*GOAL*:
Every line below should be repeated exactly.

· · ·

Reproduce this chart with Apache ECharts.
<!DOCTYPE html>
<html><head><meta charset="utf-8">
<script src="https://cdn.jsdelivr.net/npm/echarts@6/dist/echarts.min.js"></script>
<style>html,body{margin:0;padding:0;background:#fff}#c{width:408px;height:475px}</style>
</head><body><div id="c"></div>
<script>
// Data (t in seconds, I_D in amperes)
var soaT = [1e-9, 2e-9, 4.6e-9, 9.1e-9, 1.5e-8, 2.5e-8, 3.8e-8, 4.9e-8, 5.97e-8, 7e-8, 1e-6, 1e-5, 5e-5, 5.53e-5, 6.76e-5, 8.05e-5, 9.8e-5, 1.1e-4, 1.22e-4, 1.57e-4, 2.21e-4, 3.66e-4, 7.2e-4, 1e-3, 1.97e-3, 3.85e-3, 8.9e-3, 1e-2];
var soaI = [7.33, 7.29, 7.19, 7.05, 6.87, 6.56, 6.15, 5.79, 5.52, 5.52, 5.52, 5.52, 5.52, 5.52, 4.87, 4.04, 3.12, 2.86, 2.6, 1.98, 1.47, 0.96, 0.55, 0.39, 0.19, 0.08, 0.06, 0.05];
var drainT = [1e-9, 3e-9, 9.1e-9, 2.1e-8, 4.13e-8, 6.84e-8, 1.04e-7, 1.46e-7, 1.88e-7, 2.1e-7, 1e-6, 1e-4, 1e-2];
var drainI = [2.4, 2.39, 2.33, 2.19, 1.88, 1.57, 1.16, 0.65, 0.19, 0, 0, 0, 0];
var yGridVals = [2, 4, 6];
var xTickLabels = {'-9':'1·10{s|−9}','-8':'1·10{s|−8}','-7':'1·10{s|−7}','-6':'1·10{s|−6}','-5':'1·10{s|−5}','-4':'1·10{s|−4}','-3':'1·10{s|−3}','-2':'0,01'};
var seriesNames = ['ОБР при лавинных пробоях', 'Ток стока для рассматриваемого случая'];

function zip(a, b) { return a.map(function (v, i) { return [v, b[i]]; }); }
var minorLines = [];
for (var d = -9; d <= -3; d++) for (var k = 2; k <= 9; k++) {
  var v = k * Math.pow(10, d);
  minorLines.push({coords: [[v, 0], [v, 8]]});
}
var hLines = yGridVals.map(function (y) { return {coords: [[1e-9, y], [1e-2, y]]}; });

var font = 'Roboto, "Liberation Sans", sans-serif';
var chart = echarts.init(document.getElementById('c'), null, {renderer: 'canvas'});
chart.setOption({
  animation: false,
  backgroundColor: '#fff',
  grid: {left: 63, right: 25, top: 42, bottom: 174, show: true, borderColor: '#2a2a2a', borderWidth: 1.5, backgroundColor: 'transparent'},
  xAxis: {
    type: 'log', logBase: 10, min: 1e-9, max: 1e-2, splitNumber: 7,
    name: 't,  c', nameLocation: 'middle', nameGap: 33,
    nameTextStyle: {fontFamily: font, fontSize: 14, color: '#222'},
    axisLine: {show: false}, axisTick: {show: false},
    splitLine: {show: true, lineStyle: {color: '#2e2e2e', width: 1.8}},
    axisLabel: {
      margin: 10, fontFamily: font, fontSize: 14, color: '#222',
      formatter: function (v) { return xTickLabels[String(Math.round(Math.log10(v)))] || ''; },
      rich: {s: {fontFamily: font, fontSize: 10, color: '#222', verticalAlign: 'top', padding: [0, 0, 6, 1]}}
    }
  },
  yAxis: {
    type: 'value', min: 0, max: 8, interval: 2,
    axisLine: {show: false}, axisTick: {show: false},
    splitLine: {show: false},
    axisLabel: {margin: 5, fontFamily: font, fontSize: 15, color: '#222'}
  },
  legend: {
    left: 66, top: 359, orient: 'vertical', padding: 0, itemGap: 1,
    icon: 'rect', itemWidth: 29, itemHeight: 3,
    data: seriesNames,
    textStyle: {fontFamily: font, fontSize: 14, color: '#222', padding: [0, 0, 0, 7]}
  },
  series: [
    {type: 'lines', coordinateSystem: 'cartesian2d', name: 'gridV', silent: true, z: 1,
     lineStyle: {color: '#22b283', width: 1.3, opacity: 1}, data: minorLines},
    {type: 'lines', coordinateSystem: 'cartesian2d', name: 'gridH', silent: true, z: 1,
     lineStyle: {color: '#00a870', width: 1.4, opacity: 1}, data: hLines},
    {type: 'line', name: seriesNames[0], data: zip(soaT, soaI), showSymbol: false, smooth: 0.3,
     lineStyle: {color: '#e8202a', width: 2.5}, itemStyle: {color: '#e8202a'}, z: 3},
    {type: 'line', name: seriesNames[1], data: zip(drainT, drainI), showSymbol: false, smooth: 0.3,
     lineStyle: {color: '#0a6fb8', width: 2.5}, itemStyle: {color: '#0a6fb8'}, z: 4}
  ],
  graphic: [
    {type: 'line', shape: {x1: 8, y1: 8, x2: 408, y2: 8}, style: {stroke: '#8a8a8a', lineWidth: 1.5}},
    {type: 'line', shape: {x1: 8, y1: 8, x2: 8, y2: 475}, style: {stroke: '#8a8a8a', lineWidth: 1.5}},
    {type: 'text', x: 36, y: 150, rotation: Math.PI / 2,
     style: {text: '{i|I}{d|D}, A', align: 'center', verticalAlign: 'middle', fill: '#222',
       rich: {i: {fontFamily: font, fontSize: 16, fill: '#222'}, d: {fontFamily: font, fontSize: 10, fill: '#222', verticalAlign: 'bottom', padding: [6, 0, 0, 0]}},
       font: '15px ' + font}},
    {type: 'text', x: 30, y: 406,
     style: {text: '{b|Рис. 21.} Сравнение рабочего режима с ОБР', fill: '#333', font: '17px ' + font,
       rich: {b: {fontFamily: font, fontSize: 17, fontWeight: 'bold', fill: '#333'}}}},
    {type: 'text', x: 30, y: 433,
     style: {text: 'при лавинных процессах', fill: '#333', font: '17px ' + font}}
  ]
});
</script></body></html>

· · ·

*SOLUTION BELOW*:
Reproduce this chart with Apache ECharts.
<!DOCTYPE html>
<html><head><meta charset="utf-8">
<script src="https://cdn.jsdelivr.net/npm/echarts@6/dist/echarts.min.js"></script>
<style>html,body{margin:0;padding:0;background:#fff}#c{width:408px;height:475px}</style>
</head><body><div id="c"></div>
<script>
// Data (t in seconds, I_D in amperes)
var soaT = [1e-9, 2e-9, 4.6e-9, 9.1e-9, 1.5e-8, 2.5e-8, 3.8e-8, 4.9e-8, 5.97e-8, 7e-8, 1e-6, 1e-5, 5e-5, 5.53e-5, 6.76e-5, 8.05e-5, 9.8e-5, 1.1e-4, 1.22e-4, 1.57e-4, 2.21e-4, 3.66e-4, 7.2e-4, 1e-3, 1.97e-3, 3.85e-3, 8.9e-3, 1e-2];
var soaI = [7.33, 7.29, 7.19, 7.05, 6.87, 6.56, 6.15, 5.79, 5.52, 5.52, 5.52, 5.52, 5.52, 5.52, 4.87, 4.04, 3.12, 2.86, 2.6, 1.98, 1.47, 0.96, 0.55, 0.39, 0.19, 0.08, 0.06, 0.05];
var drainT = [1e-9, 3e-9, 9.1e-9, 2.1e-8, 4.13e-8, 6.84e-8, 1.04e-7, 1.46e-7, 1.88e-7, 2.1e-7, 1e-6, 1e-4, 1e-2];
var drainI = [2.4, 2.39, 2.33, 2.19, 1.88, 1.57, 1.16, 0.65, 0.19, 0, 0, 0, 0];
var yGridVals = [2, 4, 6];
var xTickLabels = {'-9':'1·10{s|−9}','-8':'1·10{s|−8}','-7':'1·10{s|−7}','-6':'1·10{s|−6}','-5':'1·10{s|−5}','-4':'1·10{s|−4}','-3':'1·10{s|−3}','-2':'0,01'};
var seriesNames = ['ОБР при лавинных пробоях', 'Ток стока для рассматриваемого случая'];

function zip(a, b) { return a.map(function (v, i) { return [v, b[i]]; }); }
var minorLines = [];
for (var d = -9; d <= -3; d++) for (var k = 2; k <= 9; k++) {
  var v = k * Math.pow(10, d);
  minorLines.push({coords: [[v, 0], [v, 8]]});
}
var hLines = yGridVals.map(function (y) { return {coords: [[1e-9, y], [1e-2, y]]}; });

var font = 'Roboto, "Liberation Sans", sans-serif';
var chart = echarts.init(document.getElementById('c'), null, {renderer: 'canvas'});
chart.setOption({
  animation: false,
  backgroundColor: '#fff',
  grid: {left: 63, right: 25, top: 42, bottom: 174, show: true, borderColor: '#2a2a2a', borderWidth: 1.5, backgroundColor: 'transparent'},
  xAxis: {
    type: 'log', logBase: 10, min: 1e-9, max: 1e-2, splitNumber: 7,
    name: 't,  c', nameLocation: 'middle', nameGap: 33,
    nameTextStyle: {fontFamily: font, fontSize: 14, color: '#222'},
    axisLine: {show: false}, axisTick: {show: false},
    splitLine: {show: true, lineStyle: {color: '#2e2e2e', width: 1.8}},
    axisLabel: {
      margin: 10, fontFamily: font, fontSize: 14, color: '#222',
      formatter: function (v) { return xTickLabels[String(Math.round(Math.log10(v)))] || ''; },
      rich: {s: {fontFamily: font, fontSize: 10, color: '#222', verticalAlign: 'top', padding: [0, 0, 6, 1]}}
    }
  },
  yAxis: {
    type: 'value', min: 0, max: 8, interval: 2,
    axisLine: {show: false}, axisTick: {show: false},
    splitLine: {show: false},
    axisLabel: {margin: 5, fontFamily: font, fontSize: 15, color: '#222'}
  },
  legend: {
    left: 66, top: 359, orient: 'vertical', padding: 0, itemGap: 1,
    icon: 'rect', itemWidth: 29, itemHeight: 3,
    data: seriesNames,
    textStyle: {fontFamily: font, fontSize: 14, color: '#222', padding: [0, 0, 0, 7]}
  },
  series: [
    {type: 'lines', coordinateSystem: 'cartesian2d', name: 'gridV', silent: true, z: 1,
     lineStyle: {color: '#22b283', width: 1.3, opacity: 1}, data: minorLines},
    {type: 'lines', coordinateSystem: 'cartesian2d', name: 'gridH', silent: true, z: 1,
     lineStyle: {color: '#00a870', width: 1.4, opacity: 1}, data: hLines},
    {type: 'line', name: seriesNames[0], data: zip(soaT, soaI), showSymbol: false, smooth: 0.3,
     lineStyle: {color: '#e8202a', width: 2.5}, itemStyle: {color: '#e8202a'}, z: 3},
    {type: 'line', name: seriesNames[1], data: zip(drainT, drainI), showSymbol: false, smooth: 0.3,
     lineStyle: {color: '#0a6fb8', width: 2.5}, itemStyle: {color: '#0a6fb8'}, z: 4}
  ],
  graphic: [
    {type: 'line', shape: {x1: 8, y1: 8, x2: 408, y2: 8}, style: {stroke: '#8a8a8a', lineWidth: 1.5}},
    {type: 'line', shape: {x1: 8, y1: 8, x2: 8, y2: 475}, style: {stroke: '#8a8a8a', lineWidth: 1.5}},
    {type: 'text', x: 36, y: 150, rotation: Math.PI / 2,
     style: {text: '{i|I}{d|D}, A', align: 'center', verticalAlign: 'middle', fill: '#222',
       rich: {i: {fontFamily: font, fontSize: 16, fill: '#222'}, d: {fontFamily: font, fontSize: 10, fill: '#222', verticalAlign: 'bottom', padding: [6, 0, 0, 0]}},
       font: '15px ' + font}},
    {type: 'text', x: 30, y: 406,
     style: {text: '{b|Рис. 21.} Сравнение рабочего режима с ОБР', fill: '#333', font: '17px ' + font,
       rich: {b: {fontFamily: font, fontSize: 17, fontWeight: 'bold', fill: '#333'}}}},
    {type: 'text', x: 30, y: 433,
     style: {text: 'при лавинных процессах', fill: '#333', font: '17px ' + font}}
  ]
});
</script></body></html>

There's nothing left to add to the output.